:: Exercise task ::
Your task is to retype the lines from the opening of the material through the line that includes "import pandas as pd". Do not copy the pictures.
──────────
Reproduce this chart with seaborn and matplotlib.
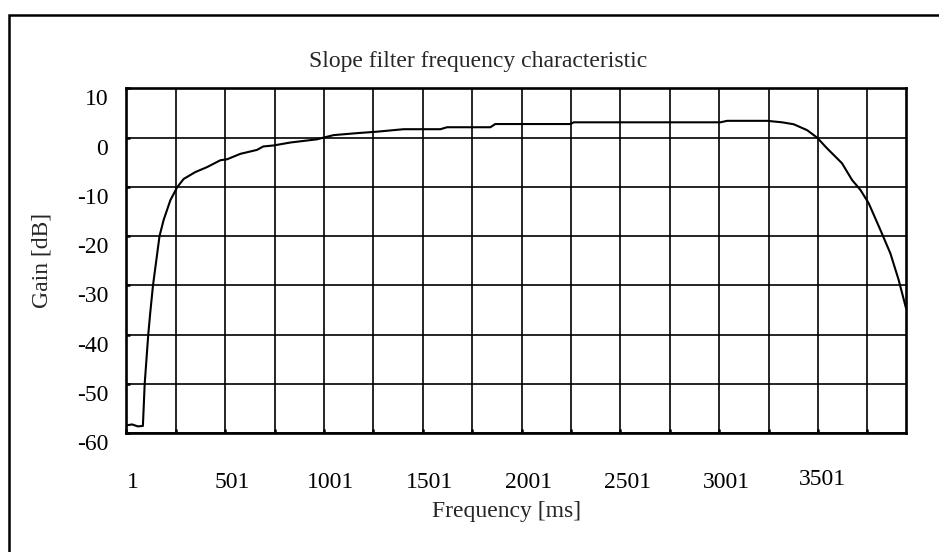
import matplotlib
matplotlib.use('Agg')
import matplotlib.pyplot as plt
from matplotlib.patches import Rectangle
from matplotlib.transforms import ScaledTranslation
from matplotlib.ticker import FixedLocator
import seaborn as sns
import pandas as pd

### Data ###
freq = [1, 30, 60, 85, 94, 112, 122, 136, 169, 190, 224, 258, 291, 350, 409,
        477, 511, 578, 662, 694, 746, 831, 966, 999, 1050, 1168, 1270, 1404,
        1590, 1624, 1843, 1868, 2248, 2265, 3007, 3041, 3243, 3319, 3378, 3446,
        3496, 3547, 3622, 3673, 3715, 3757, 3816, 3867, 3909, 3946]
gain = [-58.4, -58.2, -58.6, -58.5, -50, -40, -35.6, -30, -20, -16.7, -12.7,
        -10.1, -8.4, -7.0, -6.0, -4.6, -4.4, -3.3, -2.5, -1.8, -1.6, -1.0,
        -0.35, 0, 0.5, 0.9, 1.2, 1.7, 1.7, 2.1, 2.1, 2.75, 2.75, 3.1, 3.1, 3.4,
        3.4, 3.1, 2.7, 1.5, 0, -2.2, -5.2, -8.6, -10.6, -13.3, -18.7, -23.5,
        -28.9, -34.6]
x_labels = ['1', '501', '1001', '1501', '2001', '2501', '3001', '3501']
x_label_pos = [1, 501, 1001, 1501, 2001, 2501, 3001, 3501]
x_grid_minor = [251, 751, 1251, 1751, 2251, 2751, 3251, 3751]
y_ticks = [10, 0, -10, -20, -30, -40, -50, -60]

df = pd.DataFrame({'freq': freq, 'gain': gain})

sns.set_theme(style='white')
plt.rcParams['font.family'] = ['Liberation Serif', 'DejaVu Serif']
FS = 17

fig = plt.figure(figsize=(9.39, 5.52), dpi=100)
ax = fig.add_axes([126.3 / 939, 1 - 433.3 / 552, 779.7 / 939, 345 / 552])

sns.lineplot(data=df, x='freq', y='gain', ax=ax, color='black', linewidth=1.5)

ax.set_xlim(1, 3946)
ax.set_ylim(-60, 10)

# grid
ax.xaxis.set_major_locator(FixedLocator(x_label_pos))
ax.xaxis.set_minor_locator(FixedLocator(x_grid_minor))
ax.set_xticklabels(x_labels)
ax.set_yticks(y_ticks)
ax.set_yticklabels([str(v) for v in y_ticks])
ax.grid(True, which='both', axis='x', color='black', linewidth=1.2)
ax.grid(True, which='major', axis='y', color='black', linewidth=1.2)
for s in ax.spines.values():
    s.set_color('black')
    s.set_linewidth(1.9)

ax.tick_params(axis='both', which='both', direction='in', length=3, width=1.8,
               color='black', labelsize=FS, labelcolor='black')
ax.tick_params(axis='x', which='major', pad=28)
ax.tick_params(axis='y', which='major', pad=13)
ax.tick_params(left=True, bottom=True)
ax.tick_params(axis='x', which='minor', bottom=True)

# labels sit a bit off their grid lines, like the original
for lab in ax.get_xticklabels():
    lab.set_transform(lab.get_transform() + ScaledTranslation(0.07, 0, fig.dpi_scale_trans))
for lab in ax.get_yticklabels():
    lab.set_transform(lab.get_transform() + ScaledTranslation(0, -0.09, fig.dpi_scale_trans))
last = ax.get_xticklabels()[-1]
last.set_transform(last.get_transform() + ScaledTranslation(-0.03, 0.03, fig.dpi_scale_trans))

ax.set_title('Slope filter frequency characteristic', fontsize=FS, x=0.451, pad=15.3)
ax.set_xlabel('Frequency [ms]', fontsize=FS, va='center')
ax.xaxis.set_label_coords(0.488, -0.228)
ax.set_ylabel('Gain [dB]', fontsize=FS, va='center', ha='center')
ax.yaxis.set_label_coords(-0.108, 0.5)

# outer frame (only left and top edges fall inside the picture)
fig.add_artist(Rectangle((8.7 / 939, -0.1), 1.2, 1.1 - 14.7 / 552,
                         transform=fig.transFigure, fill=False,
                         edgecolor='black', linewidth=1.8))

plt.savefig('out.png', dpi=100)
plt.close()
──────────
:: Complete output ::
Reproduce this chart with seaborn and matplotlib.
import matplotlib
matplotlib.use('Agg')
import matplotlib.pyplot as plt
from matplotlib.patches import Rectangle
from matplotlib.transforms import ScaledTranslation
from matplotlib.ticker import FixedLocator
import seaborn as sns
import pandas as pd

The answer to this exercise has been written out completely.